Given problem →
Search the records for the word "this" and report each line that has it.

Records contained in a dataset:
------------------------------

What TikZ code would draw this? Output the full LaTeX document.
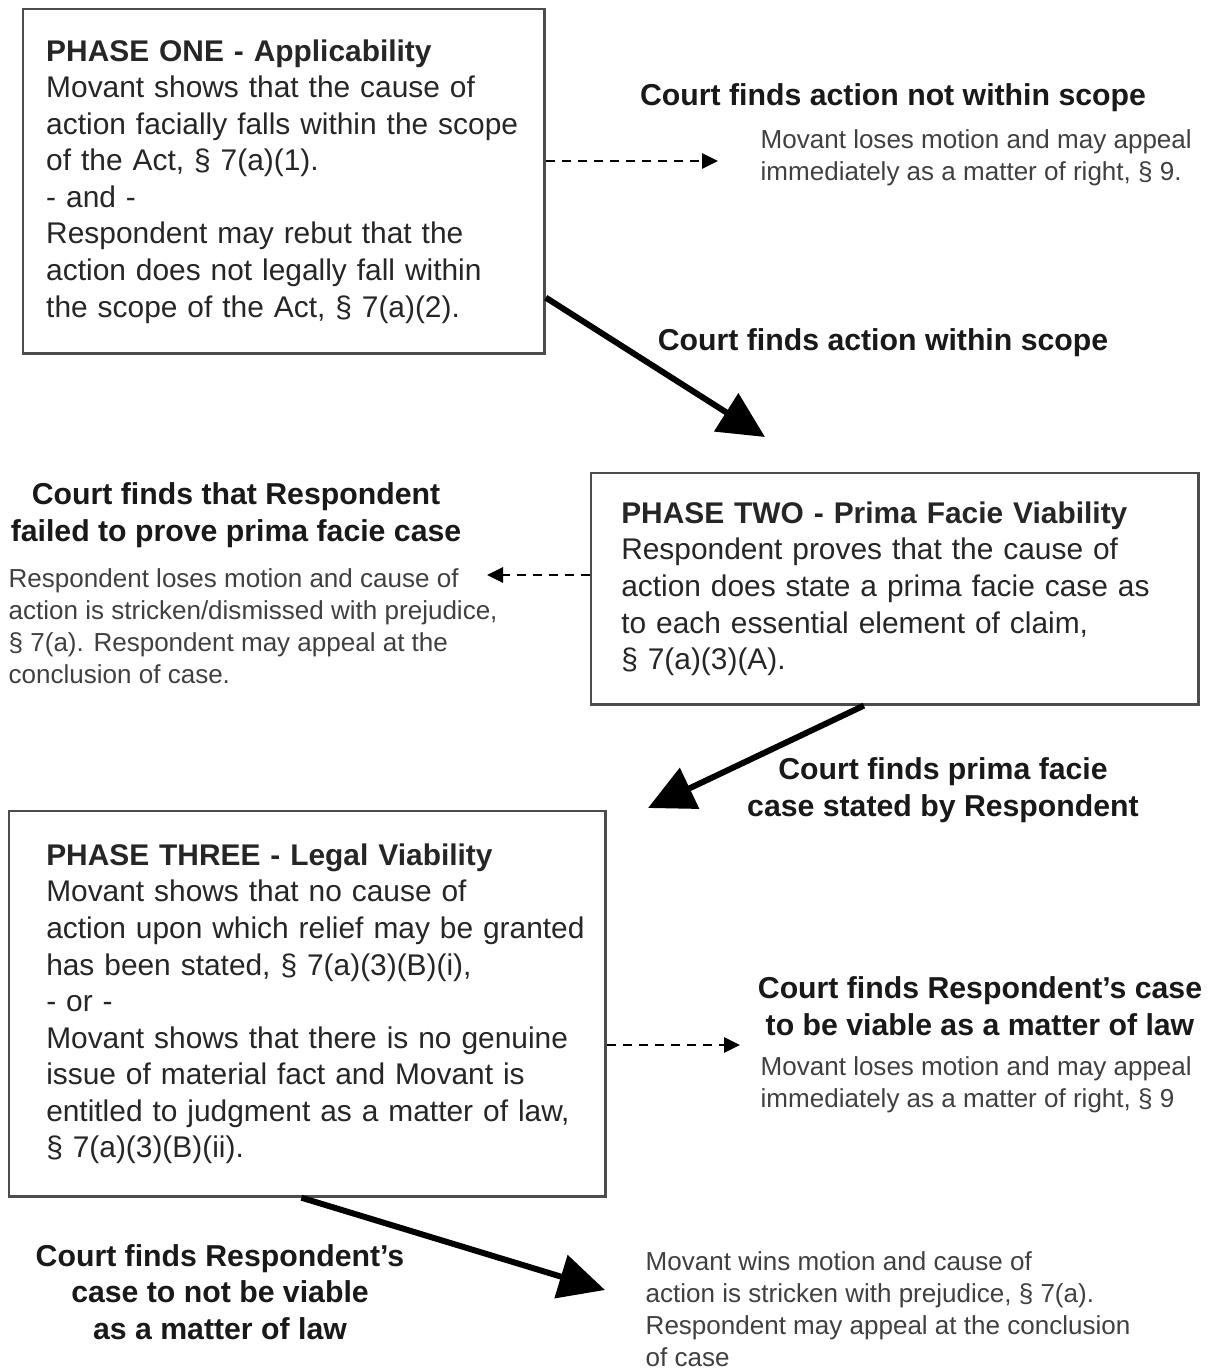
\documentclass[tikz,border=0pt]{standalone}
\usepackage{fontspec}
\setmainfont{Liberation Sans}
\usetikzlibrary{arrows.meta}
\begin{document}
\begin{tikzpicture}[x=0.01cm, y=-0.01cm, font=\fontsize{8.5}{10.4}\selectfont, text=black!85]
        \tikzset{phasebox/.style={draw=black!70, line width=0.7pt, anchor=north west, align=left,
                     execute at begin node={\rightskip=0pt plus 1fil minus 2em}},
                 outcome/.style={font=\fontsize{8.6}{10.4}\selectfont\bfseries, align=center, text=black!90, inner sep=0pt},
                 note/.style={font=\fontsize{7.4}{9.1}\selectfont, align=left, anchor=west, text=black!75, inner sep=0pt},
                 mainarrow/.style={line width=1.7pt, -{Triangle[length=0.46cm, width=0.44cm]}},
                 sidearrow/.style={line width=0.8pt, dash pattern=on 0.09cm off 0.07cm, -{Triangle[length=0.16cm, width=0.15cm]}}}
        \useasboundingbox[fill=white] (0,0) rectangle (1217,1370);
        \node[phasebox, text width=4.75cm, inner xsep=0.23cm, minimum height=3.44cm] (one) at (22,8)
            {\textbf{PHASE ONE - Applicability}\\Movant shows that the cause of\\action facially falls within the scope\\of the Act, § 7(a)(1).\\- and -\\Respondent may rebut that the\\action does not legally fall within\\the scope of the Act, § 7(a)(2).};
        \node[phasebox, text width=5.47cm, inner xsep=0.3cm, minimum height=2.31cm] (two) at (590,472)
            {\textbf{PHASE TWO - Prima Facie Viability}\\Respondent proves that the cause of\\action does state a prima facie case as\\to each essential element of claim,\\§ 7(a)(3)(A).};
        \node[phasebox, text width=5.22cm, inner xsep=0.37cm, minimum height=3.85cm] (three) at (8,810)
            {\textbf{PHASE THREE - Legal Viability}\\Movant shows that no cause of\\action upon which relief may be granted\\has been stated, § 7(a)(3)(B)(i),\\- or -\\Movant shows that there is no genuine\\issue of material fact and Movant is\\entitled to judgment as a matter of law,\\§ 7(a)(3)(B)(ii).};
        \node[outcome] (notscope) at (893,98) {Court finds action not within scope};
        \node[note] (loseone) at (760,158) {Movant loses motion and may appeal\\immediately as a matter of right, § 9.};
        \node[outcome] (inscope) at (883,343) {Court finds action within scope};
        \node[outcome] (failed) at (236,515) {Court finds that Respondent\\failed to prove prima facie case};
        \node[note] (losetwo) at (8,626) {Respondent loses motion and cause of\\action is stricken/dismissed with prejudice,\\§ 7(a). Respondent may appeal at the\\conclusion of case.};
        \node[outcome] (stated) at (943,790) {Court finds prima facie\\case stated by Respondent};
        \node[outcome] (viable) at (980,1006) {Court finds Respondent's case\\to be viable as a matter of law};
        \node[note] (losethree) at (760,1085) {Movant loses motion and may appeal\\immediately as a matter of right, § 9};
        \node[outcome] (notviable) at (220,1292) {Court finds Respondent's\\case to not be viable\\as a matter of law};
        \node[note] (wins) at (645,1309) {Movant wins motion and cause of\\action is stricken with prejudice, § 7(a).\\Respondent may appeal at the conclusion\\of case};
        \coordinate (tipone) at (718,161);
        \coordinate (tiptwo) at (765,437);
        \coordinate (tipthree) at (487,575);
        \coordinate (tipfour) at (648,808);
        \coordinate (tipfive) at (740,1045);
        \coordinate (tipsix) at (605,1290);
        \draw[sidearrow] (one.east |- tipone) -- (tipone);
        \draw[mainarrow] ([yshift=0.57cm]one.south east) -- (tiptwo);
        \draw[sidearrow] (two.west |- tipthree) -- (tipthree);
        \draw[mainarrow] ([xshift=-0.31cm]two.south) -- (tipfour);
        \draw[sidearrow] (three.east |- tipfive) -- (tipfive);
        \draw[mainarrow] ([xshift=-0.06cm]three.south) -- (tipsix);
    \end{tikzpicture}
\end{document}
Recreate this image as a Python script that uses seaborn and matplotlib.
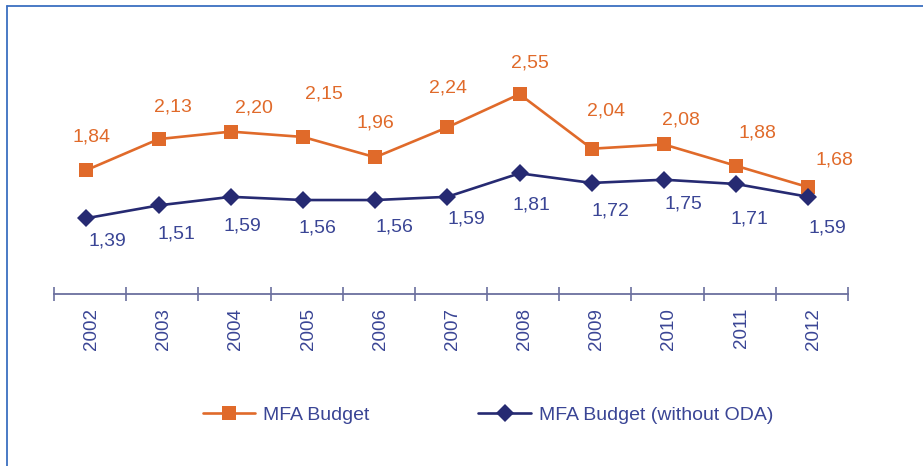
import numpy as np
import matplotlib
matplotlib.use("Agg")
import matplotlib.pyplot as plt
from matplotlib.lines import Line2D
import seaborn as sns

# Data
years = ["2002", "2003", "2004", "2005", "2006", "2007", "2008", "2009", "2010", "2011", "2012"]
mfa_budget = [1.84, 2.13, 2.20, 2.15, 1.96, 2.24, 2.55, 2.04, 2.08, 1.88, 1.68]
mfa_no_oda = [1.39, 1.51, 1.59, 1.56, 1.56, 1.59, 1.81, 1.72, 1.75, 1.71, 1.59]

# label offsets (pixels) relative to each marker
orange_off = [(5, -33), (14, -32), (23, -24), (21, -43), (0, -34), (1, -39),
              (10, -31), (14, -38), (17, -24), (21, -33), (26, -27)]
blue_off = [(21, 23), (18, 29), (12, 29), (14, 28), (19, 27), (19, 22),
            (12, 32), (19, 28), (20, 24), (13, 35), (19, 31)]

ORANGE = "#E06A2A"
NAVY = "#262A72"
BLUE_TXT = "#3A4595"
AXIS_C = "#6B6F9E"
FRAME_C = "#3C6FC0"

sns.set_theme(style="white")
plt.rcParams["font.family"] = ["Liberation Sans", "DejaVu Sans"]

W, H = 923, 466
fig = plt.figure(figsize=(W / 100, H / 100), dpi=100)
ax = fig.add_axes([54 / W, 1 - 294 / H, (848 - 54) / W, (294 - 20) / H])

x = np.arange(len(years))
sns.lineplot(x=x, y=mfa_budget, ax=ax, color=ORANGE, linewidth=1.9,
             marker="s", markersize=10, markeredgewidth=0, label="MFA Budget")
sns.lineplot(x=x, y=mfa_no_oda, ax=ax, color=NAVY, linewidth=1.9,
             marker="D", markersize=9, markeredgewidth=0, label="MFA Budget (without ODA)")

px = 72 / 100  # points per pixel
for i in range(len(years)):
    dx, dy = orange_off[i]
    ax.annotate(f"{mfa_budget[i]:.2f}".replace(".", ","), (x[i], mfa_budget[i]),
                xytext=(dx * px, -dy * px), textcoords="offset points",
                ha="center", va="center", fontsize=14, color=ORANGE)
    dx, dy = blue_off[i]
    ax.annotate(f"{mfa_no_oda[i]:.2f}".replace(".", ","), (x[i], mfa_no_oda[i]),
                xytext=(dx * px, -dy * px), textcoords="offset points",
                ha="center", va="center", fontsize=14, color=BLUE_TXT)

ax.set_xlim(-0.45, 10.5)
ax.set_ylim(0.681, 3.244)

for s in ["left", "right", "top"]:
    ax.spines[s].set_visible(False)
ax.spines["bottom"].set_color(AXIS_C)
ax.spines["bottom"].set_linewidth(1.3)

ax.set_yticks([])
# year labels sit a little right of the markers in the original
ax.set_xticks(x + 0.07)
ax.set_xticklabels(years, rotation=90, fontsize=13.5, color=BLUE_TXT, va="top")
ax.set_xticks(np.arange(-0.45, 11, 1.0), minor=True)
ax.tick_params(axis="x", which="major", length=0, pad=10)
ax.tick_params(axis="x", which="minor", direction="inout", length=10,
               width=1.2, color=AXIS_C, bottom=True)

handles = ax.get_lines()[:2]
ax.get_legend().remove()
fig.legend(handles, ["MFA Budget", "MFA Budget (without ODA)"], ncol=2,
           loc="center", bbox_to_anchor=(488 / W, 1 - 415 / H), frameon=False,
           fontsize=14, handlelength=2.7, handletextpad=0.4, columnspacing=5.6,
           labelcolor=BLUE_TXT)

# outer frame (top and left edges visible)
fig.add_artist(Line2D([7 / W, 1], [1 - 6 / H, 1 - 6 / H], color=FRAME_C, linewidth=1.3))
fig.add_artist(Line2D([7 / W, 7 / W], [0, 1 - 6 / H], color=FRAME_C, linewidth=1.3))

fig.savefig("out.png", dpi=100)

------------------------------

Result of the task →
What TikZ code would draw this? Output the full LaTeX document.
Recreate this image as a Python script that uses seaborn and matplotlib.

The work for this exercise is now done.